**Exercise:** Return the listing below exactly, with the pictures dropped.

**Recorded data:**

════

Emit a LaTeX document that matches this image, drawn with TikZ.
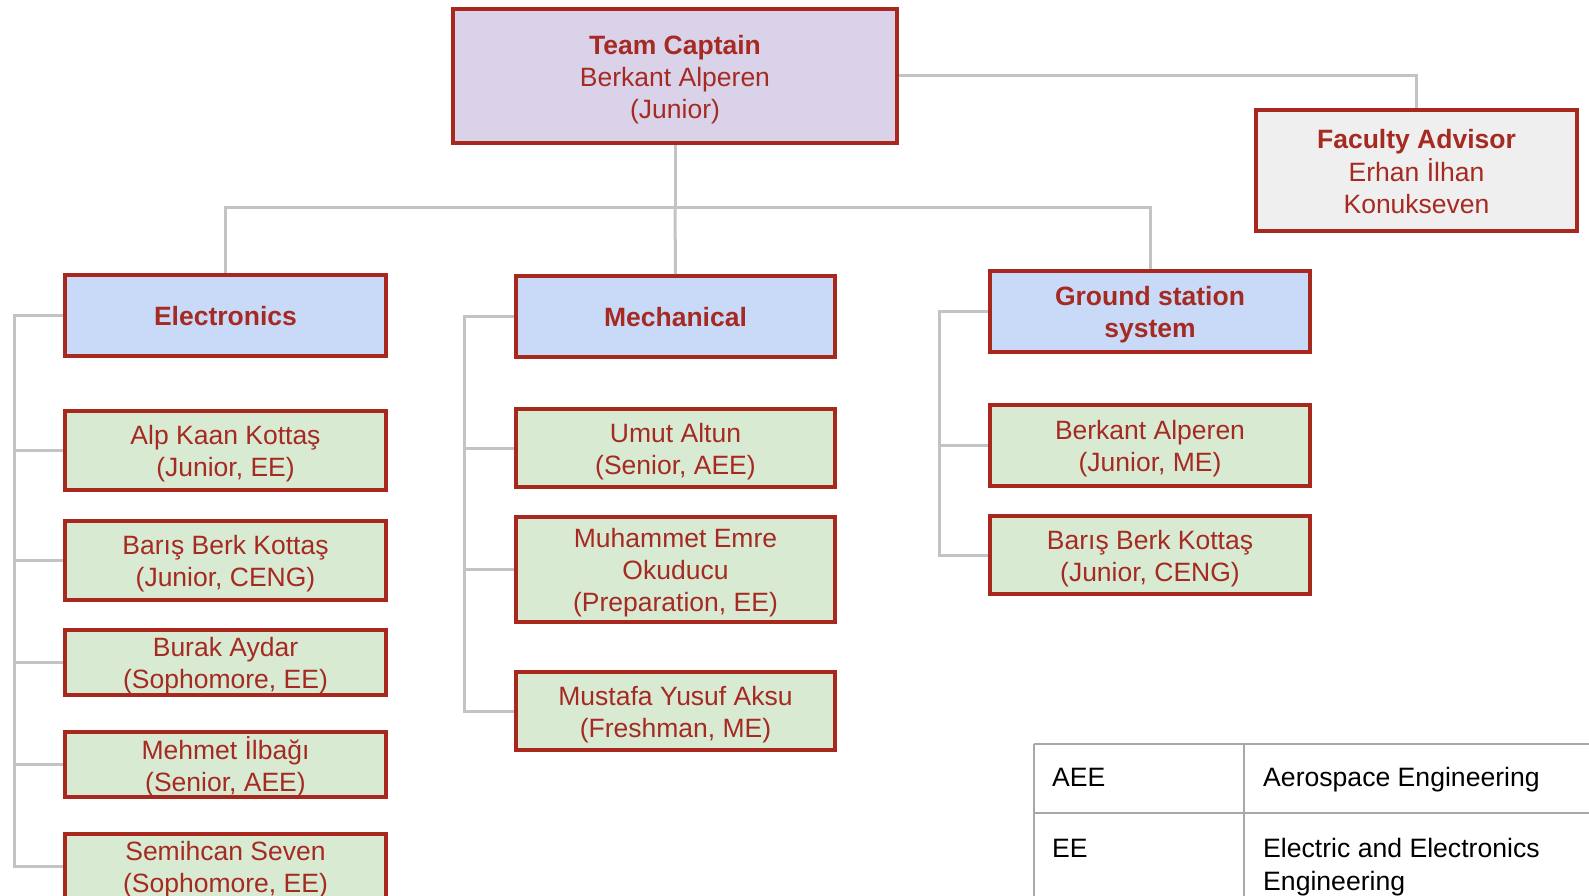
\documentclass[tikz,border=0pt]{standalone}
\usepackage{fontspec}
\setmainfont{Liberation Sans}
\definecolor{bord}{HTML}{A8281E}
\definecolor{txtc}{HTML}{A52A22}
\definecolor{capfill}{HTML}{D9D2E9}
\definecolor{facfill}{HTML}{EFEFEF}
\definecolor{deptfill}{HTML}{C9DAF8}
\definecolor{memfill}{HTML}{D9EAD3}
\definecolor{connc}{HTML}{C3C3C3}
\definecolor{tabline}{HTML}{A8A8A8}
\newcommand{\fsz}{\fontsize{26.5}{32}\selectfont}
\newcommand{\tabsz}{\fontsize{26.6}{32}\selectfont}
\newcommand{\bx}[1]{\raisebox{0pt}[\dimexpr\height+4pt\relax][\dimexpr\depth-4pt\relax]{\begin{tabular}{@{}c@{}}#1\end{tabular}}}
\begin{document}
\begin{tikzpicture}[x=1pt,y=-1pt,
  box/.style={draw=bord, line width=4pt, text=txtc, font=\fsz, inner sep=0pt, minimum width=#1},
  box/.default=321pt,
  capbox/.style={box=444pt, fill=capfill},
  facbox/.style={box=321pt, fill=facfill},
  deptbox/.style={box=321pt, fill=deptfill, font=\fsz\bfseries},
  membox/.style={box=321pt, fill=memfill},
  conn/.style={draw=connc, line width=3pt},
  tabl/.style={draw=tabline, line width=1.6pt},
  tabtxt/.style={font=\tabsz, text=black, inner sep=0pt, anchor=base west}
]
\useasboundingbox (0,0) rectangle (1589,896);
\clip (0,0) rectangle (1589,896);

\coordinate (j) at (675,207);
\coordinate (eb) at (14,0);
\coordinate (mb) at (464,0);
\coordinate (gb) at (939,0);

% top level
\node[capbox, minimum height=134pt] (cap) at (675,76) {\bx{\textbf{Team Captain}\\Berkant Alperen\\(Junior)}};
\node[facbox, minimum height=121pt] (fac) at (1416.5,170.5) {\bx{\textbf{Faculty Advisor}\\Erhan İlhan\\Konukseven}};

% departments
\node[deptbox, minimum height=81pt] (elec) at (225.5,315.5) {\bx{Electronics}};
\node[deptbox, minimum width=319pt, minimum height=81pt] (mech) at (675.5,316.5) {\bx{Mechanical}};
\node[deptbox, minimum width=320pt, minimum height=81pt] (gs) at (1150,311.5) {\bx{Ground station\\system}};

% electronics members
\node[membox, minimum height=79pt] (e1) at (225.5,450.5) {\bx{Alp Kaan Kottaş\\(Junior, EE)}};
\node[membox, minimum height=79pt] (e2) at (225.5,560.5) {\bx{Barış Berk Kottaş\\(Junior, CENG)}};
\node[membox, minimum height=65pt] (e3) at (225.5,662.5) {\bx{Burak Aydar\\(Sophomore, EE)}};
\node[membox, minimum height=65pt] (e4) at (225.5,764.5) {\bx{Mehmet İlbağı\\(Senior, AEE)}};
\node[membox, minimum height=65pt] (e5) at (225.5,866.5) {\bx{Semihcan Seven\\(Sophomore, EE)}};

% mechanical members
\node[membox, minimum width=319pt, minimum height=78pt] (m1) at (675.5,448) {\bx{Umut Altun\\(Senior, AEE)}};
\node[membox, minimum width=319pt, minimum height=105pt] (m2) at (675.5,569.5) {\bx{Muhammet Emre\\Okuducu\\(Preparation, EE)}};
\node[membox, minimum width=319pt, minimum height=78pt] (m3) at (675.5,711) {\bx{Mustafa Yusuf Aksu\\(Freshman, ME)}};

% ground station members
\node[membox, minimum width=320pt, minimum height=81pt] (g1) at (1150,445.5) {\bx{Berkant Alperen\\(Junior, ME)}};
\node[membox, minimum width=320pt, minimum height=78pt] (g2) at (1150,555) {\bx{Barış Berk Kottaş\\(Junior, CENG)}};

% connectors
\draw[conn] (cap.east) -| (fac.north);
\draw[conn] (cap.south) -- (j);
\draw[conn] (j) -| (elec.north);
\draw[conn] (j) -| (gs.north);
\draw[conn] (j) -- (mech.north);
\foreach \m in {e1,e2,e3,e4,e5}{
  \draw[conn] (elec.west) -- (elec.west -| eb) |- (\m.west);
}
\foreach \m in {m1,m2,m3}{
  \draw[conn] (mech.west) -- (mech.west -| mb) |- (\m.west);
}
\foreach \m in {g1,g2}{
  \draw[conn] (gs.west) -- (gs.west -| gb) |- (\m.west);
}

% legend table
\coordinate (t1) at (1034,744);
\coordinate (t2) at (1244,744);
\coordinate (t3) at (1589,744);
\coordinate (t4) at (1034,813);
\coordinate (t5) at (1589,813);
\coordinate (t6) at (1034,900);
\coordinate (t7) at (1244,900);
\draw[tabl] (t1) -- (t3);
\draw[tabl] (t4) -- (t5);
\draw[tabl] (t1) -- (t6);
\draw[tabl] (t2) -- (t7);
\node[tabtxt] (a1) at (1052,786) {AEE};
\node[tabtxt] (a2) at (1263,786) {Aerospace Engineering};
\node[tabtxt] (b1) at (1052,857) {EE};
\node[tabtxt] (b2) at (1263,857) {Electric and Electronics};
\node[tabtxt] (b3) at (1263,890) {Engineering};
\end{tikzpicture}
\end{document}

════

**Response to this exercise:**
Emit a LaTeX document that matches this image, drawn with TikZ.
\documentclass[tikz,border=0pt]{standalone}
\usepackage{fontspec}
\setmainfont{Liberation Sans}
\definecolor{bord}{HTML}{A8281E}
\definecolor{txtc}{HTML}{A52A22}
\definecolor{capfill}{HTML}{D9D2E9}
\definecolor{facfill}{HTML}{EFEFEF}
\definecolor{deptfill}{HTML}{C9DAF8}
\definecolor{memfill}{HTML}{D9EAD3}
\definecolor{connc}{HTML}{C3C3C3}
\definecolor{tabline}{HTML}{A8A8A8}
\newcommand{\fsz}{\fontsize{26.5}{32}\selectfont}
\newcommand{\tabsz}{\fontsize{26.6}{32}\selectfont}
\newcommand{\bx}[1]{\raisebox{0pt}[\dimexpr\height+4pt\relax][\dimexpr\depth-4pt\relax]{\begin{tabular}{@{}c@{}}#1\end{tabular}}}
\begin{document}
\begin{tikzpicture}[x=1pt,y=-1pt,
  box/.style={draw=bord, line width=4pt, text=txtc, font=\fsz, inner sep=0pt, minimum width=#1},
  box/.default=321pt,
  capbox/.style={box=444pt, fill=capfill},
  facbox/.style={box=321pt, fill=facfill},
  deptbox/.style={box=321pt, fill=deptfill, font=\fsz\bfseries},
  membox/.style={box=321pt, fill=memfill},
  conn/.style={draw=connc, line width=3pt},
  tabl/.style={draw=tabline, line width=1.6pt},
  tabtxt/.style={font=\tabsz, text=black, inner sep=0pt, anchor=base west}
]
\useasboundingbox (0,0) rectangle (1589,896);
\clip (0,0) rectangle (1589,896);

\coordinate (j) at (675,207);
\coordinate (eb) at (14,0);
\coordinate (mb) at (464,0);
\coordinate (gb) at (939,0);

% top level
\node[capbox, minimum height=134pt] (cap) at (675,76) {\bx{\textbf{Team Captain}\\Berkant Alperen\\(Junior)}};
\node[facbox, minimum height=121pt] (fac) at (1416.5,170.5) {\bx{\textbf{Faculty Advisor}\\Erhan İlhan\\Konukseven}};

% departments
\node[deptbox, minimum height=81pt] (elec) at (225.5,315.5) {\bx{Electronics}};
\node[deptbox, minimum width=319pt, minimum height=81pt] (mech) at (675.5,316.5) {\bx{Mechanical}};
\node[deptbox, minimum width=320pt, minimum height=81pt] (gs) at (1150,311.5) {\bx{Ground station\\system}};

% electronics members
\node[membox, minimum height=79pt] (e1) at (225.5,450.5) {\bx{Alp Kaan Kottaş\\(Junior, EE)}};
\node[membox, minimum height=79pt] (e2) at (225.5,560.5) {\bx{Barış Berk Kottaş\\(Junior, CENG)}};
\node[membox, minimum height=65pt] (e3) at (225.5,662.5) {\bx{Burak Aydar\\(Sophomore, EE)}};
\node[membox, minimum height=65pt] (e4) at (225.5,764.5) {\bx{Mehmet İlbağı\\(Senior, AEE)}};
\node[membox, minimum height=65pt] (e5) at (225.5,866.5) {\bx{Semihcan Seven\\(Sophomore, EE)}};

% mechanical members
\node[membox, minimum width=319pt, minimum height=78pt] (m1) at (675.5,448) {\bx{Umut Altun\\(Senior, AEE)}};
\node[membox, minimum width=319pt, minimum height=105pt] (m2) at (675.5,569.5) {\bx{Muhammet Emre\\Okuducu\\(Preparation, EE)}};
\node[membox, minimum width=319pt, minimum height=78pt] (m3) at (675.5,711) {\bx{Mustafa Yusuf Aksu\\(Freshman, ME)}};

% ground station members
\node[membox, minimum width=320pt, minimum height=81pt] (g1) at (1150,445.5) {\bx{Berkant Alperen\\(Junior, ME)}};
\node[membox, minimum width=320pt, minimum height=78pt] (g2) at (1150,555) {\bx{Barış Berk Kottaş\\(Junior, CENG)}};

% connectors
\draw[conn] (cap.east) -| (fac.north);
\draw[conn] (cap.south) -- (j);
\draw[conn] (j) -| (elec.north);
\draw[conn] (j) -| (gs.north);
\draw[conn] (j) -- (mech.north);
\foreach \m in {e1,e2,e3,e4,e5}{
  \draw[conn] (elec.west) -- (elec.west -| eb) |- (\m.west);
}
\foreach \m in {m1,m2,m3}{
  \draw[conn] (mech.west) -- (mech.west -| mb) |- (\m.west);
}
\foreach \m in {g1,g2}{
  \draw[conn] (gs.west) -- (gs.west -| gb) |- (\m.west);
}

% legend table
\coordinate (t1) at (1034,744);
\coordinate (t2) at (1244,744);
\coordinate (t3) at (1589,744);
\coordinate (t4) at (1034,813);
\coordinate (t5) at (1589,813);
\coordinate (t6) at (1034,900);
\coordinate (t7) at (1244,900);
\draw[tabl] (t1) -- (t3);
\draw[tabl] (t4) -- (t5);
\draw[tabl] (t1) -- (t6);
\draw[tabl] (t2) -- (t7);
\node[tabtxt] (a1) at (1052,786) {AEE};
\node[tabtxt] (a2) at (1263,786) {Aerospace Engineering};
\node[tabtxt] (b1) at (1052,857) {EE};
\node[tabtxt] (b2) at (1263,857) {Electric and Electronics};
\node[tabtxt] (b3) at (1263,890) {Engineering};
\end{tikzpicture}
\end{document}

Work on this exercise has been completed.